Well, they are having me schedule the reference checks for Monday and Tuesday.
It was so weird rehashing my whole life with them. It will also be weird talking to my old Sprint boss--immesshed, educational, intense and all-encompasing are the words that come to mind of my time being what he called his "work wife." A very different time, and that corporate life is such a very different world. But, it was one I was strangely happy and relaxed in on Friday.
David is getting a bit more work from the company he's been with for three years. Last month we thought they'd dried up completely, but now it looks like it will keep us going a big longer. We are still actively looking hard for a regular position for him also. Between the two of us, we will be able to execute a 7-year plan to put our lives back in a good place. I have talked to my Bishop and other trusted counselors and feel very relieved about this plan. I know that being here in Utah will make things easier for the kids.
Plus, this wonderful woman I was working with when I was deciding on doing a day care, she lives three houses down and runs the sweetest little 8-child, all-girl day care complete with French and ballet. I told her I likely need to be on her very long waiting list, and she said she will have an opening in late August and I'm officially on the top of the waiting list as far as she's concerned. That is a huge relief for my concerns about Lucy.
Well, it looks like after all the many, many doors we've pushed on and keep pushing on, one is opening. It is not the door I thought would be the right one for us, or that I thought I wanted to be the right one, but I can see that right now, it is a miracle that it seems to be a very timely solution for us.
Anyway, I'll let you know. Maybe my references will let the cat out of the bag about me and there won't be an offer after all.
But if so, then I'll be a working full time farmer with four kids. That will make for a lot of interesting blogging which I will never have time to do. However, I really like the company and know I'd be good at the job. Plus, paychecks are nice.

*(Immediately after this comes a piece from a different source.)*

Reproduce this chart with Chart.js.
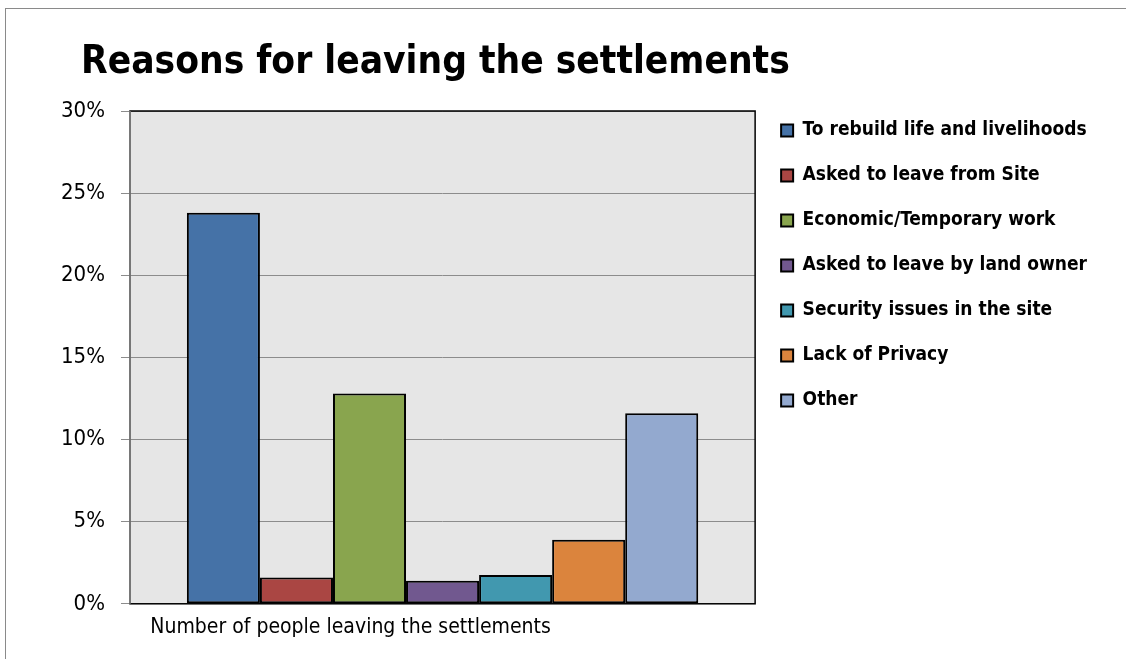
<!DOCTYPE html>
<html>
<head>
<meta charset="utf-8">
<script src="https://cdn.jsdelivr.net/npm/chart.js@4"></script>
<style>
  html, body { margin: 0; padding: 0; background: #fff; }
  #wrap { position: relative; width: 1126px; height: 659px; }
  #frame { position: absolute; left: 5px; top: 8px; right: -2px; bottom: -2px; border-left: 1px solid #8a8a8a; border-top: 1px solid #8a8a8a; }
  #title { position: absolute; left: 81px; top: 37px; font: bold 38.5px "DejaVu Sans Condensed", sans-serif; color: #000; white-space: nowrap; }
</style>
</head>
<body>
<div id="wrap">
  <div id="frame"></div>
  <div id="title">Reasons for leaving the settlements</div>
  <canvas id="chart"></canvas>
</div>
<script>
const categories = ['Number of people leaving the settlements'];
const reasons = [
  'To rebuild life and livelihoods',
  'Asked to leave from Site',
  'Economic/Temporary work',
  'Asked to leave by land owner',
  'Security issues in the site',
  'Lack of Privacy',
  'Other'
];
const shares = [23.8, 1.6, 12.8, 1.4, 1.75, 3.9, 11.6];
const colors = ['#4572A7', '#AA4643', '#89A54E', '#71588F', '#4198AF', '#DB843D', '#93A9CF'];
const yTicks = [0, 5, 10, 15, 20, 25, 30];

const fontFam = '"DejaVu Sans Condensed", sans-serif';

// grey plot background + black frame, like the Excel plot area
const plotBg = {
  id: 'plotBg',
  beforeDraw(chart) {
    const { ctx, chartArea: a } = chart;
    ctx.save();
    ctx.fillStyle = '#e6e6e6';
    ctx.fillRect(a.left, a.top, a.right - a.left, a.bottom - a.top);
    ctx.restore();
  },
  afterDatasetsDraw(chart) {
    const { ctx, chartArea: a } = chart;
    ctx.save();
    ctx.strokeStyle = '#000';
    ctx.lineWidth = 1.5;
    ctx.strokeRect(a.left, a.top, a.right - a.left, a.bottom - a.top);
    ctx.strokeStyle = '#8c8c8c';
    ctx.beginPath();
    ctx.moveTo(a.left, a.top);
    ctx.lineTo(a.left, a.bottom);
    ctx.stroke();
    ctx.restore();
  }
};

// lift the legend a little above the plot top
const legendShift = {
  id: 'legendShift',
  afterLayout(chart) {
    if (chart.legend) {
      chart.legend.top -= 16;
      chart.legend.bottom -= 16;
    }
  }
};

new Chart(document.getElementById('chart'), {
  type: 'bar',
  data: {
    labels: categories,
    datasets: reasons.map((r, i) => ({
      label: r,
      data: [shares[i]],
      backgroundColor: colors[i],
      borderColor: '#000',
      borderWidth: 2,
      borderSkipped: false,
      barPercentage: 1,
      categoryPercentage: 0.818
    }))
  },
  options: {
    responsive: true,
    maintainAspectRatio: false,
    animation: false,
    layout: { padding: { top: 111, left: 45, right: 29, bottom: 8 } },
    plugins: {
      title: { display: false },
      tooltip: { enabled: false },
      legend: {
        position: 'right',
        align: 'start',
        maxWidth: 420,
        labels: {
          color: '#000',
          font: { family: fontFam, size: 19, weight: 'bold' },
          boxWidth: 12,
          boxHeight: 12,
          padding: 26
        }
      }
    },
    scales: {
      x: {
        grid: { display: false, drawTicks: false },
        border: { display: false },
        ticks: {
          color: '#000',
          labelOffset: -92,
          padding: 11,
          font: { family: fontFam, size: 21 }
        }
      },
      y: {
        min: 0,
        max: 30,
        afterBuildTicks(axis) { axis.ticks = yTicks.map(v => ({ value: v })); },
        grid: { color: '#8c8c8c', lineWidth: 1, tickLength: 9 },
        border: { display: false },
        ticks: {
          color: '#000',
          padding: 16,
          callback: v => v + '%',
          font: { family: fontFam, size: 22 }
        }
      }
    }
  },
  plugins: [plotBg, legendShift]
});
</script>
</body>
</html>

PS--if you click on the link about my dad above, you'll learn that he was in fact one of the inventors of the PC. Cool huh? But he's dead now. And he was nuts.
Wednesday, May 28, 2008
Let's hear it for my mom . . .
Am I really that old? You all probably have no reference for that. Sigh. Good old 80s
Anyway, short post today because my fingers are stiffening up. I dreamed all night about how I should be trying to take off the sod in the pasture, not digging holes and then shaking off the dirt. I did a 2ft x 40 ft swatch by hand this morning and had three new blisters and old-people hands. My mom insisted we rent something and offered to foot the bill.
I called Diamond rental and asked about a sod-cutter to take off the grass in the 4 ft "boxes"--then we could use my cousin's rear-tine tiller (big) to till them no problem--the grass is the problem for the tiller. The rental wasn't that much, just $20 an hour, and they only counted two hours even though we were bringing it back tomorrow morning.
Now, all the boxes are grass free (8 of them, ranging from 60 ft to 30 feet). However, though the machines may be faster, they are not easier. I felt like I was taming a 300 lb, very loud bronco all day, followed by a great deal of rolling the very heavy sod up and putting it in the aisles. We worked until there was just no more light, about 9 p.m.
I have never, ever done this much physical labor in one day. I literally can hardly walk.
Boo hoo, I know, It's my own fault. Still, I'm excited that we are so much closer to having it ready to plant than we were last night. Yay! Ow!!
PS: Hey Suz, I've done my share of lurking on sites and you're very welcome to hang out--glad you liked the vid--it's wacky and interesting and really makes you think about things. My grandma was also silent between her stroke and her death, and I really felt she was aware of things. The brain is a fascinating thing.